Stored entries
:::::

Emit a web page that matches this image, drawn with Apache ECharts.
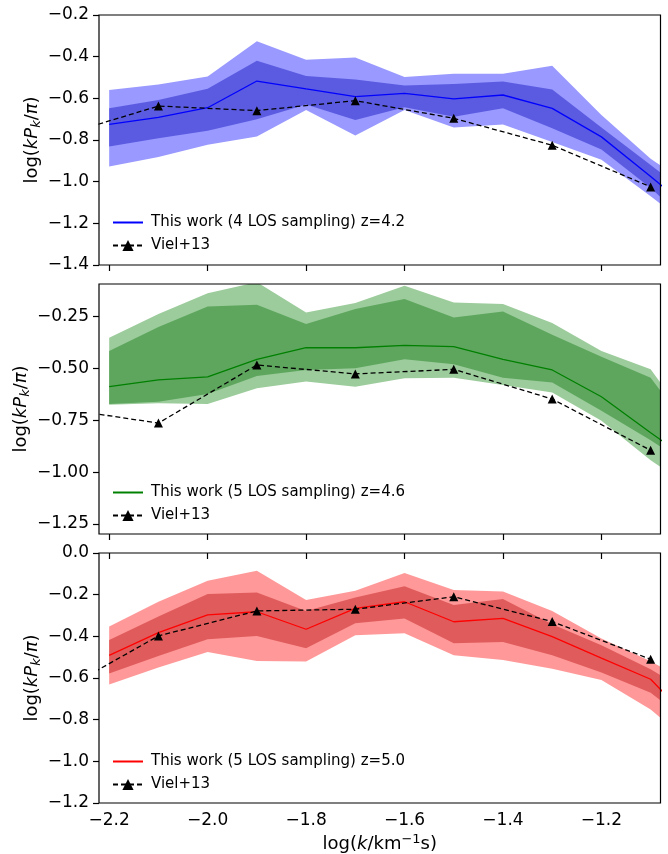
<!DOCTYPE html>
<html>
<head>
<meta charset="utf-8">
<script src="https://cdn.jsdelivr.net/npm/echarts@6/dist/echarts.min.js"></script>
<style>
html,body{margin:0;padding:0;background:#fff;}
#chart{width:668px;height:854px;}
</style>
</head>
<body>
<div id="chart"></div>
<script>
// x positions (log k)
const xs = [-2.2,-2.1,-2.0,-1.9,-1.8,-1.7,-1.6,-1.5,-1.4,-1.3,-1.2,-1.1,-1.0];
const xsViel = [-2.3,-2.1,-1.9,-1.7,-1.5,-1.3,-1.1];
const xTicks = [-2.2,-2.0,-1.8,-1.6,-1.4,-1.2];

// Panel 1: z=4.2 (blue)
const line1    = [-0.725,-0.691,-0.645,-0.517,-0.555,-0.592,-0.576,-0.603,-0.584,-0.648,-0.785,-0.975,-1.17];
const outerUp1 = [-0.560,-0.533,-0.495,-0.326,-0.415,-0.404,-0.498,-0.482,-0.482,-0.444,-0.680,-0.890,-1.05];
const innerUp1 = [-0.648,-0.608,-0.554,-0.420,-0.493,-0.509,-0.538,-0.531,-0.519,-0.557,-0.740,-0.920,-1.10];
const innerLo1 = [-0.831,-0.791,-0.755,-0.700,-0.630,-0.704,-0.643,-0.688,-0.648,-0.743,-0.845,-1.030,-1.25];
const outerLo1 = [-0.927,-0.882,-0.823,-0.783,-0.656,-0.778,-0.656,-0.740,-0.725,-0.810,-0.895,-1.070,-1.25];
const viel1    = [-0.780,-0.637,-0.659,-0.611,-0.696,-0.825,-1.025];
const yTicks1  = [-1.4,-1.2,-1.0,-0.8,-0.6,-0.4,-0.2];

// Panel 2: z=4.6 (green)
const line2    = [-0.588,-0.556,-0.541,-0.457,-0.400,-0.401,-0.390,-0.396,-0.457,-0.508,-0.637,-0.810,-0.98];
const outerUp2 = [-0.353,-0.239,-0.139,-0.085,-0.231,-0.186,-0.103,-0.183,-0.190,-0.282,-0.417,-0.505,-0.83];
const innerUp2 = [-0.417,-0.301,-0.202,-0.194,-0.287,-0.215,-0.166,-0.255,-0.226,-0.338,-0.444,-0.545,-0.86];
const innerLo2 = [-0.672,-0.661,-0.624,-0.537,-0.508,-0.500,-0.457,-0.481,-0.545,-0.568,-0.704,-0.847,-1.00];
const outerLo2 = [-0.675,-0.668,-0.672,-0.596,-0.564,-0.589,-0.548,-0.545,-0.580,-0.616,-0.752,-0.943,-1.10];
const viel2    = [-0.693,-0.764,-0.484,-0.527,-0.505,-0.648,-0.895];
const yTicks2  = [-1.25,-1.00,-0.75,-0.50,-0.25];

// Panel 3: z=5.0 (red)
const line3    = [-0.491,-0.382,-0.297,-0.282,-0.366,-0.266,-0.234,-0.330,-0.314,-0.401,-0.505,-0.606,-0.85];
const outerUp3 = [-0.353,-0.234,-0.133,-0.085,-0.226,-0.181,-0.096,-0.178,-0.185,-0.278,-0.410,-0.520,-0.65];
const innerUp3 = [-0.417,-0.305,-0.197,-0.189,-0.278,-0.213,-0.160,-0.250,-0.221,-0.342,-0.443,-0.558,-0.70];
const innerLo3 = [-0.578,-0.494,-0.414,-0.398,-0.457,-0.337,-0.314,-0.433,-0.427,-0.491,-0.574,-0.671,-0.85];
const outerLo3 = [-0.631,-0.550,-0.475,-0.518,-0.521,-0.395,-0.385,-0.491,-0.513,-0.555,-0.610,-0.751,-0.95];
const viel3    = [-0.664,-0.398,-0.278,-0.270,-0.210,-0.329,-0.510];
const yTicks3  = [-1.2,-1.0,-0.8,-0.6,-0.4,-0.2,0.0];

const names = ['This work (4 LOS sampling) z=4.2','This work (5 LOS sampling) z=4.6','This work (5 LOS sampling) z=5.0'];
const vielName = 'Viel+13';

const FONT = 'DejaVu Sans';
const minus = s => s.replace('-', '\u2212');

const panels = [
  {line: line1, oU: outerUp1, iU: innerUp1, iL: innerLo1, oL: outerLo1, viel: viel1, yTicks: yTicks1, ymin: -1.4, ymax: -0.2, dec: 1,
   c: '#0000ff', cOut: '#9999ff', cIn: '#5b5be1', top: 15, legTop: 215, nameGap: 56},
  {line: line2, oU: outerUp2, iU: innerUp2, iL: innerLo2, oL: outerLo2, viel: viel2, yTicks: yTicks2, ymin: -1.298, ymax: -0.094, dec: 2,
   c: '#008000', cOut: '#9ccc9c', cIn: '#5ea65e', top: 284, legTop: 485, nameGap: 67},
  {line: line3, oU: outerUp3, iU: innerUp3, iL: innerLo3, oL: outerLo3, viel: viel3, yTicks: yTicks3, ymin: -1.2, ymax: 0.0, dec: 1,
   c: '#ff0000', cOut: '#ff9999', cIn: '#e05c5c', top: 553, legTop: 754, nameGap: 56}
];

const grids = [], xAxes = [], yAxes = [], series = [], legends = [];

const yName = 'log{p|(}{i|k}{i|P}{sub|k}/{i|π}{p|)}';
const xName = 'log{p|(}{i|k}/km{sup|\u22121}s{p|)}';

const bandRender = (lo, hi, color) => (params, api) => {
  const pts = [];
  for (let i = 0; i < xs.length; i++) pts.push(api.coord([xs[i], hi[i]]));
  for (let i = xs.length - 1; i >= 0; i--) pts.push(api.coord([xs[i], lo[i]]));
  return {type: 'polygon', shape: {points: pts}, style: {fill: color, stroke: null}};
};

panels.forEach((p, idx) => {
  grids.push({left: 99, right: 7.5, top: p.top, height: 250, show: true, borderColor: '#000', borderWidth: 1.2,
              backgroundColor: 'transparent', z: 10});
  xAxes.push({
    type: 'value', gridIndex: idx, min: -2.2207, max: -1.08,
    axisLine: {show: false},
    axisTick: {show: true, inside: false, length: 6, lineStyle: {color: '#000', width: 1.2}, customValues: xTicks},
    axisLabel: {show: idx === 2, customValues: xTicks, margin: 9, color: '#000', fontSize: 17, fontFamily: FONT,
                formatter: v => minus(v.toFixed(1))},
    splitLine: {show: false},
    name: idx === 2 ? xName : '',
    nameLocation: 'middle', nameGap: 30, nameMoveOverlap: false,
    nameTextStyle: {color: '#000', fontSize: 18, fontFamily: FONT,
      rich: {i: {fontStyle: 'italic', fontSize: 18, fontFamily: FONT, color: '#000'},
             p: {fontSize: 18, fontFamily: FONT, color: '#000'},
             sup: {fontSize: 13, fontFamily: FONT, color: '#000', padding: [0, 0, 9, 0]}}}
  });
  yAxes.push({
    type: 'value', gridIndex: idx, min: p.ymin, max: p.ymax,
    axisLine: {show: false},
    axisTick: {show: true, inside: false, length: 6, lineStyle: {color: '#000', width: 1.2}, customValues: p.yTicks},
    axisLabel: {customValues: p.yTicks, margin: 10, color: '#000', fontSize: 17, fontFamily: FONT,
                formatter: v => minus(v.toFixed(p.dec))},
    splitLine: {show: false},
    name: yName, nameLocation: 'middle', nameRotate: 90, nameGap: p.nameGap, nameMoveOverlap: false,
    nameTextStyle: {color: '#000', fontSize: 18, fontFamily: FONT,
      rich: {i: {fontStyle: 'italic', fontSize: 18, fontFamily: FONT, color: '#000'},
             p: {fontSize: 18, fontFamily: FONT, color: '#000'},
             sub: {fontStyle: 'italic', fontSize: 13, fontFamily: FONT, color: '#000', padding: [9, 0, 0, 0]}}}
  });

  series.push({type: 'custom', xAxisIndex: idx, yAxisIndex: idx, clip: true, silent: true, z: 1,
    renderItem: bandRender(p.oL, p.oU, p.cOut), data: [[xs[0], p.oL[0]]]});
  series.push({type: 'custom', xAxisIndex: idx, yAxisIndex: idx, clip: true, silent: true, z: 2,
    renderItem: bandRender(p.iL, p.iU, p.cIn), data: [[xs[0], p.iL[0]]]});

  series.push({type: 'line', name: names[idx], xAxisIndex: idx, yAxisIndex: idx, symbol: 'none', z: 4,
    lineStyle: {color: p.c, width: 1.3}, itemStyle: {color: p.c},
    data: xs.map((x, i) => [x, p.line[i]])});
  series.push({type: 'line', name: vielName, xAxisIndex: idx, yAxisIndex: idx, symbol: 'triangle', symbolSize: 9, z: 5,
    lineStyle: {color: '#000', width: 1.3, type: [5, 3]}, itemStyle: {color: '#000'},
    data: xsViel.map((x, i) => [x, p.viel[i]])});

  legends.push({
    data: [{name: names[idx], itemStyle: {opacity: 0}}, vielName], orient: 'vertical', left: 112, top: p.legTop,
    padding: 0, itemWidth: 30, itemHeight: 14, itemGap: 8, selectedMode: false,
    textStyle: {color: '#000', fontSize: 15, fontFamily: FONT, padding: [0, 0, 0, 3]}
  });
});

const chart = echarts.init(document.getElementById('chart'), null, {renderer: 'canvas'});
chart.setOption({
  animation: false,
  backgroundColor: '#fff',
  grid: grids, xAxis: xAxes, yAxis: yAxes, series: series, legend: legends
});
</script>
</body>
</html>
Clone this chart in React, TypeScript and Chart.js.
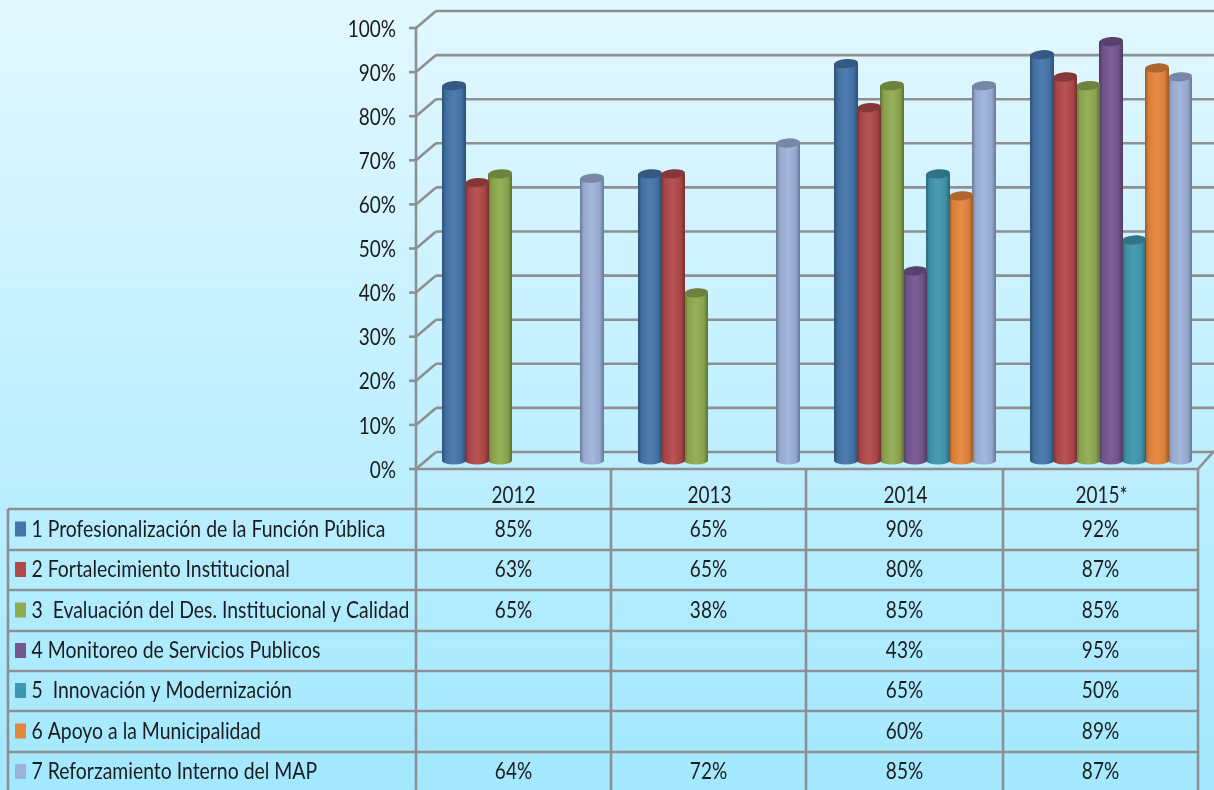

:::::

» WRITTEN REQUEST
Please extract exactly the lines of the data, from the first through the line containing "const xTicks = [-2.2,-2.0,-1.8,-1.6,-1.4,-1.2];", and add no pictures to the copy.

» WRITTEN SOLUTION
Emit a web page that matches this image, drawn with Apache ECharts.
<!DOCTYPE html>
<html>
<head>
<meta charset="utf-8">
<script src="https://cdn.jsdelivr.net/npm/echarts@6/dist/echarts.min.js"></script>
<style>
html,body{margin:0;padding:0;background:#fff;}
#chart{width:668px;height:854px;}
</style>
</head>
<body>
<div id="chart"></div>
<script>
// x positions (log k)
const xs = [-2.2,-2.1,-2.0,-1.9,-1.8,-1.7,-1.6,-1.5,-1.4,-1.3,-1.2,-1.1,-1.0];
const xsViel = [-2.3,-2.1,-1.9,-1.7,-1.5,-1.3,-1.1];
const xTicks = [-2.2,-2.0,-1.8,-1.6,-1.4,-1.2];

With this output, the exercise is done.